There are fears that hundreds more bodies may be trapped within the seven-storey vessel after a handful of survivors said many people did not make it off in time.
One spoke of children rolling around on the floor as the ship tilted.
“They may have been caught wherever they were at the particular time that the vessel changed its position,” said Lieutenant-Colonel Edgard Arevalo, a navy spokesman.
He said divers saw up to 15 bodies in one part of the ship. The ghostly white bodies were floating head up. “When they tried to enter the vessel they saw several corpses floating in the airpocket,” Arevalo said.
Three bloated corpses were cut free from a tangle of cables and brought to the surface. One, believed to be a crew member, was still clutching his radio.
“It will be a miracle if we find survivors,” Lieutenant-Commander Inocencio Rosario, who led a team of divers, said.
Retrieval efforts were hampered by a lack of search lights, the ship’s large size and unstable condition.
Officials plan to bore a hole inside the vessel to retrieve more corpses.
Drilling will have to be done cautiously because the ship, which is resting upside down with only the tip of its bow above water, is estimated to have around 100,000 litres of bunker fuel still on board.
A slick of oil had formed around the ship, but local officials said it did not represent a leak.
So far, 48 people have been found alive out of 865 passengers and crew on board and 70 bodies have been counted, the coast guard said.
Decomposing corpses keep washing up on surrounding islands, including 22 on one island, forcing ill-equipped communities to quickly bury them.
The sinking of Princess of the Stars may be the Philippines’ worst maritime disaster since 1987 when the Dona Paz ferry collided with an oil tanker killing more than 4,000 people.
Sulpicio Lines, which owns Princess of the Stars, also owned Dona Paz.
SHIPPING TRAGEDIES
Sulpicio offered to fly one family member per victim to Manila from Cebu, where the ship was meant to dock, to help identify recovered bodies.
In the capital, family members also waited anxiously.
“We want to see our relatives, even if they are dead already,” said Rey Gilbuena, who had 18 kin on board.
Shipping tragedies are common in the Philippines, an archipelago of over 7,000 islands where safety rules are poorly implemented and substandard vessels ply dangerous waters.
Families are irate at Sulpicio for proceeding with a sailing when Typhoon Fengsen, with gusts of up to 195 kph, had already hit the archipelago on Friday.
The government has ordered a review of maritime regulations and suspended Sulpicio’s passenger ferry operations.
The company has been involved in three other major shipping disasters in the past 21 years.
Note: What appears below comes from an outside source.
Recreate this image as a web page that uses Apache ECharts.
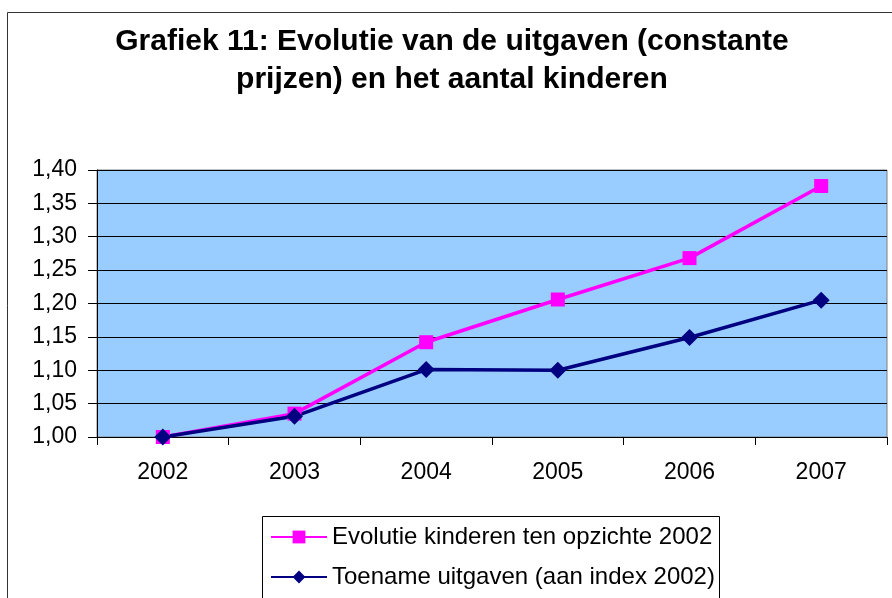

It has said Princess of the Stars set sail with the permission of the coast guard and before Fengshen, which was meant to just hit the east of the country, changed direction.
Aside from the ferry disaster, at least 213 people were killed, largely by drowning, in a torrent of floods in the western Visayas region in the centre of the country, the office of civil defense said.
The sixth typhoon to hit the archipelago caused nearly 1 billion pesos ($22.4 million) in damage to infrastructure, and washed away thousands of homes.
The Department of Agriculture said around 3.3 billion pesos worth of crops had been damaged but the destruction would not impact 2008 rice production.
Fengshen, which has weakened to a tropical storm, was expected to bring more rain to already flood-ravaged southern and eastern China as it makes landfall near Shantou in Guangdong province on Wednesday, according to the tropical storm monitoring website Tropical Storm Risk (http://tsr.mssl.ucl.ac.uk).
Authorities in the coastal province of Guangdong have ordered local governments to prepare disaster relief work.